*Recorded data*
□ □ □ □

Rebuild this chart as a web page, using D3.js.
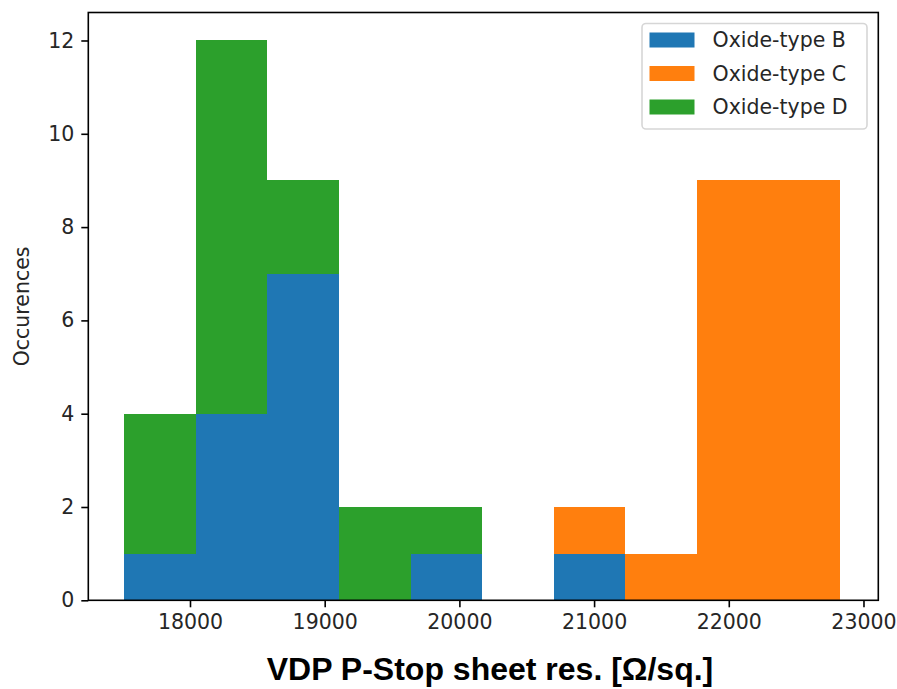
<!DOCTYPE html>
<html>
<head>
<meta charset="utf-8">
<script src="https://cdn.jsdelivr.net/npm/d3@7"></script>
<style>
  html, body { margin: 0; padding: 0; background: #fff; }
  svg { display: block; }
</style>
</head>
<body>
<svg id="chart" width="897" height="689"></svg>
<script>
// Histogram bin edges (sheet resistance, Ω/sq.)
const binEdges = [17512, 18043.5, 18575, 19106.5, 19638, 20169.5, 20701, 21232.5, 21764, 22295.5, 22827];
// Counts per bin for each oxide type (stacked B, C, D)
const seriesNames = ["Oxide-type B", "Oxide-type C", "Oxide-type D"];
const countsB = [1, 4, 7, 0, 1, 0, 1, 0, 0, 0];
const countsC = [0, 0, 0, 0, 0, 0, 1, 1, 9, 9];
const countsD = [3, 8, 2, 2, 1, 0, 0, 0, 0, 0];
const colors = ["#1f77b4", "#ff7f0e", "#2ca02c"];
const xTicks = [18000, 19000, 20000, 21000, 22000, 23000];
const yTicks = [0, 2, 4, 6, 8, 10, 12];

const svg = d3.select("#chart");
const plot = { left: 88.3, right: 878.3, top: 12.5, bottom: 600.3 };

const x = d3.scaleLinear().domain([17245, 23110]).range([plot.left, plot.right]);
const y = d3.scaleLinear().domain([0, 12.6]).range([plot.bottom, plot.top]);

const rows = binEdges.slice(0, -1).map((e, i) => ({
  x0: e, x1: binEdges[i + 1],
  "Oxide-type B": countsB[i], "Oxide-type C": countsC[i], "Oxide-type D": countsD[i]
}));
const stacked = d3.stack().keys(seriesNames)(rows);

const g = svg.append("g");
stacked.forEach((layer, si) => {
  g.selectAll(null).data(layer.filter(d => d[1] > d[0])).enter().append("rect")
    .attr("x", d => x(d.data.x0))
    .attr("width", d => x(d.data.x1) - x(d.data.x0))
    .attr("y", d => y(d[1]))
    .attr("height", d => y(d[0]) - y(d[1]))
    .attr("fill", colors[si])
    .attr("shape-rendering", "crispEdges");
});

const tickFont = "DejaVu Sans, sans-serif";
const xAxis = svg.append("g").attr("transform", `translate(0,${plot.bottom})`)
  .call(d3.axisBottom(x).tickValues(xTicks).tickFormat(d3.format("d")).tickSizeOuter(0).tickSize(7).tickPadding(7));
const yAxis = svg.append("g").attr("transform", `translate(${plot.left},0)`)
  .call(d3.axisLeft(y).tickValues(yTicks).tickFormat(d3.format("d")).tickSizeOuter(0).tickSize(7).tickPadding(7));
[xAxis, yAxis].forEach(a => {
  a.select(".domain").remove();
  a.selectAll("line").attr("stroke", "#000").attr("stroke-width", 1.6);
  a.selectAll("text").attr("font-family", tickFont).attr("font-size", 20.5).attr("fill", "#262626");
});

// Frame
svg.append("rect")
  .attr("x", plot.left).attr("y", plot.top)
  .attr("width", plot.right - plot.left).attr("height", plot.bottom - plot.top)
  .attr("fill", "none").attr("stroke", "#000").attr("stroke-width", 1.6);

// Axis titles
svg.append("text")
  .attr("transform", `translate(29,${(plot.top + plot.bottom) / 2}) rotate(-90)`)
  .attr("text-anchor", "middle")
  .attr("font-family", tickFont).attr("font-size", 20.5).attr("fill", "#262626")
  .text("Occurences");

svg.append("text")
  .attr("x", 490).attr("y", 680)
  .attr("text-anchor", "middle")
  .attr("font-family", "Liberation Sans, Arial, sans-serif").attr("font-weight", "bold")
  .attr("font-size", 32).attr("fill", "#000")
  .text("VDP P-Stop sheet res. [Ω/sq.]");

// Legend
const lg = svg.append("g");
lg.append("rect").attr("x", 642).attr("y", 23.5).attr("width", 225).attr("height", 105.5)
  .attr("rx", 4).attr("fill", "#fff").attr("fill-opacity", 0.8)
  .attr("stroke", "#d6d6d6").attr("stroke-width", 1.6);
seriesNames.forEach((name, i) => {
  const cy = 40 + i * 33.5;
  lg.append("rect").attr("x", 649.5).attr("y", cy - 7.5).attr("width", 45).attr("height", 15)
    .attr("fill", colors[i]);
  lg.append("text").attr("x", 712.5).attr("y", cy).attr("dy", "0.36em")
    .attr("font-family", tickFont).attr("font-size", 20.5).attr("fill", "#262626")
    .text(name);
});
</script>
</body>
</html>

□ □ □ □

*Required task*
Ignore the images and quote every line of the listing exactly.

*Written reply*
Rebuild this chart as a web page, using D3.js.
<!DOCTYPE html>
<html>
<head>
<meta charset="utf-8">
<script src="https://cdn.jsdelivr.net/npm/d3@7"></script>
<style>
  html, body { margin: 0; padding: 0; background: #fff; }
  svg { display: block; }
</style>
</head>
<body>
<svg id="chart" width="897" height="689"></svg>
<script>
// Histogram bin edges (sheet resistance, Ω/sq.)
const binEdges = [17512, 18043.5, 18575, 19106.5, 19638, 20169.5, 20701, 21232.5, 21764, 22295.5, 22827];
// Counts per bin for each oxide type (stacked B, C, D)
const seriesNames = ["Oxide-type B", "Oxide-type C", "Oxide-type D"];
const countsB = [1, 4, 7, 0, 1, 0, 1, 0, 0, 0];
const countsC = [0, 0, 0, 0, 0, 0, 1, 1, 9, 9];
const countsD = [3, 8, 2, 2, 1, 0, 0, 0, 0, 0];
const colors = ["#1f77b4", "#ff7f0e", "#2ca02c"];
const xTicks = [18000, 19000, 20000, 21000, 22000, 23000];
const yTicks = [0, 2, 4, 6, 8, 10, 12];

const svg = d3.select("#chart");
const plot = { left: 88.3, right: 878.3, top: 12.5, bottom: 600.3 };

const x = d3.scaleLinear().domain([17245, 23110]).range([plot.left, plot.right]);
const y = d3.scaleLinear().domain([0, 12.6]).range([plot.bottom, plot.top]);

const rows = binEdges.slice(0, -1).map((e, i) => ({
  x0: e, x1: binEdges[i + 1],
  "Oxide-type B": countsB[i], "Oxide-type C": countsC[i], "Oxide-type D": countsD[i]
}));
const stacked = d3.stack().keys(seriesNames)(rows);

const g = svg.append("g");
stacked.forEach((layer, si) => {
  g.selectAll(null).data(layer.filter(d => d[1] > d[0])).enter().append("rect")
    .attr("x", d => x(d.data.x0))
    .attr("width", d => x(d.data.x1) - x(d.data.x0))
    .attr("y", d => y(d[1]))
    .attr("height", d => y(d[0]) - y(d[1]))
    .attr("fill", colors[si])
    .attr("shape-rendering", "crispEdges");
});

const tickFont = "DejaVu Sans, sans-serif";
const xAxis = svg.append("g").attr("transform", `translate(0,${plot.bottom})`)
  .call(d3.axisBottom(x).tickValues(xTicks).tickFormat(d3.format("d")).tickSizeOuter(0).tickSize(7).tickPadding(7));
const yAxis = svg.append("g").attr("transform", `translate(${plot.left},0)`)
  .call(d3.axisLeft(y).tickValues(yTicks).tickFormat(d3.format("d")).tickSizeOuter(0).tickSize(7).tickPadding(7));
[xAxis, yAxis].forEach(a => {
  a.select(".domain").remove();
  a.selectAll("line").attr("stroke", "#000").attr("stroke-width", 1.6);
  a.selectAll("text").attr("font-family", tickFont).attr("font-size", 20.5).attr("fill", "#262626");
});

// Frame
svg.append("rect")
  .attr("x", plot.left).attr("y", plot.top)
  .attr("width", plot.right - plot.left).attr("height", plot.bottom - plot.top)
  .attr("fill", "none").attr("stroke", "#000").attr("stroke-width", 1.6);

// Axis titles
svg.append("text")
  .attr("transform", `translate(29,${(plot.top + plot.bottom) / 2}) rotate(-90)`)
  .attr("text-anchor", "middle")
  .attr("font-family", tickFont).attr("font-size", 20.5).attr("fill", "#262626")
  .text("Occurences");

svg.append("text")
  .attr("x", 490).attr("y", 680)
  .attr("text-anchor", "middle")
  .attr("font-family", "Liberation Sans, Arial, sans-serif").attr("font-weight", "bold")
  .attr("font-size", 32).attr("fill", "#000")
  .text("VDP P-Stop sheet res. [Ω/sq.]");

// Legend
const lg = svg.append("g");
lg.append("rect").attr("x", 642).attr("y", 23.5).attr("width", 225).attr("height", 105.5)
  .attr("rx", 4).attr("fill", "#fff").attr("fill-opacity", 0.8)
  .attr("stroke", "#d6d6d6").attr("stroke-width", 1.6);
seriesNames.forEach((name, i) => {
  const cy = 40 + i * 33.5;
  lg.append("rect").attr("x", 649.5).attr("y", cy - 7.5).attr("width", 45).attr("height", 15)
    .attr("fill", colors[i]);
  lg.append("text").attr("x", 712.5).attr("y", cy).attr("dy", "0.36em")
    .attr("font-family", tickFont).attr("font-size", 20.5).attr("fill", "#262626")
    .text(name);
});
</script>
</body>
</html>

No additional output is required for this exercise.